As the old cliché goes, a year abroad is one of the best years of your life, a chance to find yourself, to grow as a person. For me, this was undeniably true. I learnt loads about myself. I also learnt a lot about the people I had left behind.
Embarking on a year abroad is a challenge, mostly because you’re moving away from the people you care about. You promise yourself, and them, that you’ll stay in touch. And at the start, it’s easy, everyone wants to know how everyone else is getting on. Some people love it, some people struggle. You support each other, because that’s what friends do. But as the weeks stretch on and you get into the flow of a new life, a new adventure, people start to slip between the cracks. No friendship is perfect. Some people you forget, and others forget you. This is the real test, because if it’s real, you put in the effort. There are the friends you manage to check in on a regular basis. The friends you can go the longest time without speaking to and nothing changes. And sometimes, distance makes you realise that the friendship isn’t as strong as you thought. This is the first thing that I realised on my year abroad. Friendships are not a given, they take effort, as obvious as that may seem, but that must be a two-way street. Distance allowed me to realise that this wasn’t always the case, that sometimes you’re the only one who puts that effort in, and that these friendships are unhealthy.

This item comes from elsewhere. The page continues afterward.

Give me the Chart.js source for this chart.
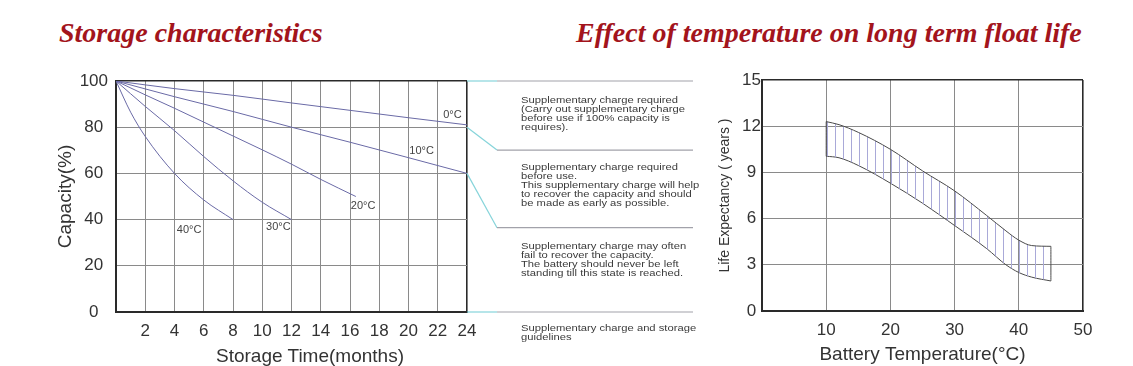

The second thing that I learnt on my year abroad was that not all friendships are made to last. Sometimes, they are ‘convenient’, for the then and there. The girl you meet on the first day, perhaps to whom you wouldn’t have spoken, save for the fact that you and she are in the same boat, and it’s nice to have someone there. You’re both using each other, but you both know it, so that’s okay. Humans aren’t made to be alone. These friendships, then, have an unspoken expiry date, but that doesn’t make them any less real. You’ll have fun together, you’ll support each other as best you can, and, when the time comes, you’ll both go your separate ways. That bittersweet goodbye, when you know that it’s the end of one stage of your life, that you’ll be moving on, alone, to the next.
Distance can also make you realise that a friendship is true. A year abroad is a huge challenge, your real friends will live that experience with you, and you with them, even if it’s just through shared stories. This year taught me which of my friends would be there for me, through the thick and the thin. The shoulder to cry on, the voice that cheers you on. Those true friends weren’t the people I had expected because, as a rule, we tend to overlook what is solid and reliable for what is attractive in the moment. Distance taught me to be grateful for what is real, because you only need one or two people in your life, if they are the right people.